Moral authority, I realize, is hardly the point in these movies. (John Wick, after all, killed about 9,000 people in revenge for someone shooting his dog and stealing his car.) But there is something disturbingly disingenuous in the way The Equalizer 3 addresses the supposed rightness of McCall's actions. The question is raised several times: Is McCall a good man or a bad man? It is raised often enough–by McCall himself, and by people around him—that we might, reasonably, expect the question to be addressed, if not actually answered. But it isn't. There is no voice for restraint in the film, no judgement, no grappling with an ethical quandary, no recognition that such a man (whatever his motivation) might be somewhat terrifying to be around. McCall claims to want to give up violence, so he warns the bad guys to leave town, and when they haven't—literally two minutes later—he just walks up and kills them. And every time he does something like this, the cartoonishly decent townspeople respect him all the more, and the adoring eyes of the flirty waitress who passes for a love interest (Gaia Scodellaro) grow more and more moist.
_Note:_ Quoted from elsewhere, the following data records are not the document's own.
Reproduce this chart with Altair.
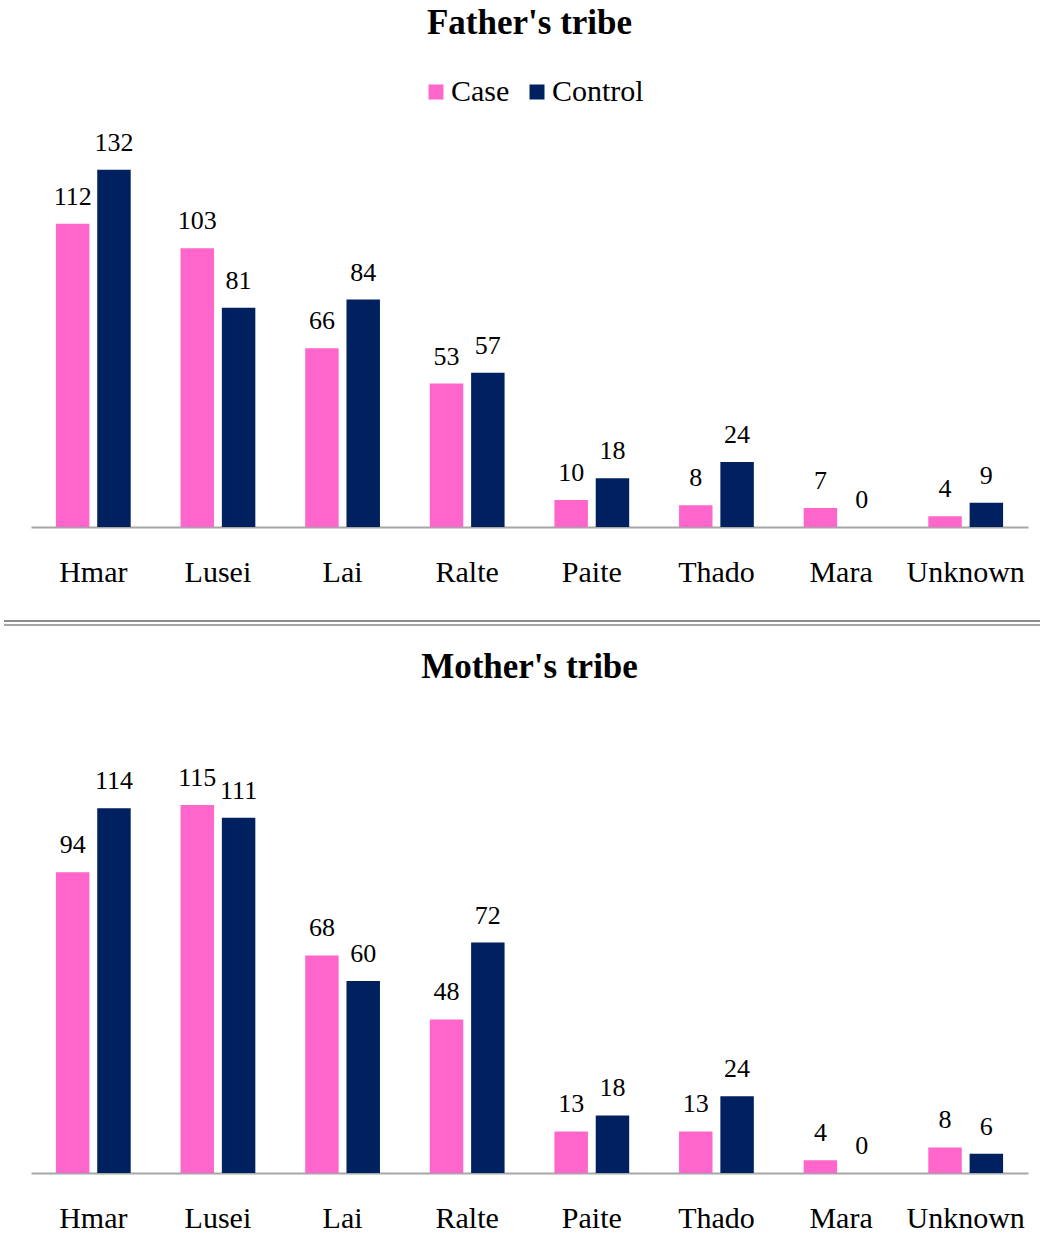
import altair as alt
import pandas as pd

tribes = ["Hmar", "Lusei", "Lai", "Ralte", "Paite", "Thado", "Mara", "Unknown"]
series = ["Case", "Control"]
father_case = [112, 103, 66, 53, 10, 8, 7, 4]
father_control = [132, 81, 84, 57, 18, 24, 0, 9]
mother_case = [94, 115, 68, 48, 13, 13, 4, 8]
mother_control = [114, 111, 60, 72, 18, 24, 0, 6]
colors = ["#FF66CC", "#002060"]

FONT = "Liberation Serif"


def frame(case, control):
    rows = []
    for t, a, b in zip(tribes, case, control):
        rows.append({"tribe": t, "group": "Case", "value": a})
        rows.append({"tribe": t, "group": "Control", "value": b})
    return pd.DataFrame(rows)


def panel(df, title, ymax, height, show_legend, separator, title_offset):
    if show_legend:
        legend = alt.Legend(
            title=None, orient="none", legendX=390, legendY=-71,
            direction="horizontal", symbolType="square", symbolSize=225,
            symbolStrokeWidth=0, labelFontSize=30, labelFont=FONT,
            labelColor="black", columnPadding=12, labelOffset=0, padding=0,
        )
    else:
        legend = None
    base = alt.Chart(df).encode(
        x=alt.X(
            "tribe:N", sort=tribes,
            scale=alt.Scale(paddingInner=0.4, paddingOuter=0.2),
            axis=alt.Axis(
                title=None, labelAngle=0, ticks=False, tickSize=0,
                labelPadding=30, labelFontSize=30, labelFont=FONT,
                labelColor="black", domainColor="#a6a6a6", domainWidth=2,
                grid=False,
            ),
        ),
        xOffset=alt.XOffset(
            "group:N", sort=series,
            scale=alt.Scale(paddingInner=0.19, paddingOuter=0),
        ),
        y=alt.Y("value:Q", scale=alt.Scale(domain=[0, ymax], nice=False), axis=None),
    )
    bars = base.mark_bar().encode(
        color=alt.Color("group:N", sort=series,
                        scale=alt.Scale(domain=series, range=colors),
                        legend=legend)
    )
    labels = base.mark_text(
        baseline="alphabetic", dy=-19, font=FONT, fontSize=26, color="black"
    ).encode(text="value:Q")
    layers = [bars, labels]
    if separator:
        r1 = alt.Chart(df).mark_rule(strokeWidth=2, color="#8c8c8c").encode(
            x=alt.value(-27), x2=alt.value(1009), y=alt.value(height + 94)
        )
        r2 = alt.Chart(df).mark_rule(strokeWidth=2, color="#a6a6a6").encode(
            x=alt.value(-27), x2=alt.value(1009), y=alt.value(height + 98)
        )
        layers += [r1, r2]
    else:
        r0 = alt.Chart(df).mark_rule(strokeWidth=2, opacity=0).encode(
            x=alt.value(-27), x2=alt.value(1009), y=alt.value(height)
        )
        layers += [r0]
    return alt.layer(*layers).properties(
        width=997, height=height,
        title=alt.TitleParams(
            title, font=FONT, fontSize=35, fontWeight="bold",
            anchor="middle", color="black", offset=title_offset,
        ),
    )


top = panel(frame(father_case, father_control), "Father's tribe", 140, 379, True, True, 89)
bottom = panel(frame(mother_case, mother_control), "Mother's tribe", 120, 384, False, False, 80)

chart = alt.vconcat(top, bottom, spacing=24).properties(
    padding={"left": 3, "top": 5, "right": 0, "bottom": 0},
    background="white",
).configure_view(stroke=None)

chart.save("out.html", embed_options={"renderer": "svg", "actions": False})
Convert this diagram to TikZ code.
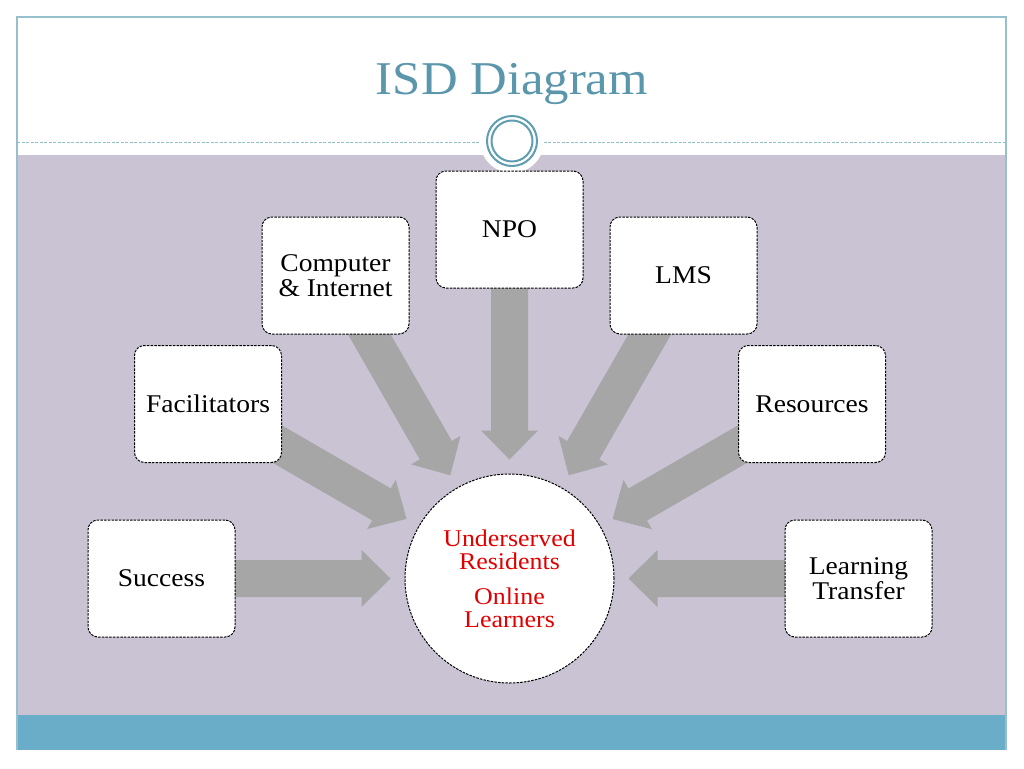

"I don't get it," Emma says, at one point, of McCall's methods. "You will," McCall promises, and at the end of the movie we are supposed to believe that she does, when she returns what was stolen at the film's beginning to its rightful owner. We are supposed to believe that this small, anti-climactic act somehow justifies not just McCall's one-man killing spree but his entire approach to justice. But this fantasy—that one "righteous" man walking in and committing extrajudicial mass-murder is the cure to all of society's ills, and a direct path to love and respect—is a pathetic and deeply problematic one. It hardly originated with The Equalizer movies, and it will not end with them either, but it is dumb and dangerous and unspeakably bad for the world. Denzel doesn't get a pass on perpetuating it, just because he's Denzel. McCall isn't a hero: He's Taxi Driver's Travis Bickle with a better set of skills, depicted with far less craft and a completely irresponsible absence of irony.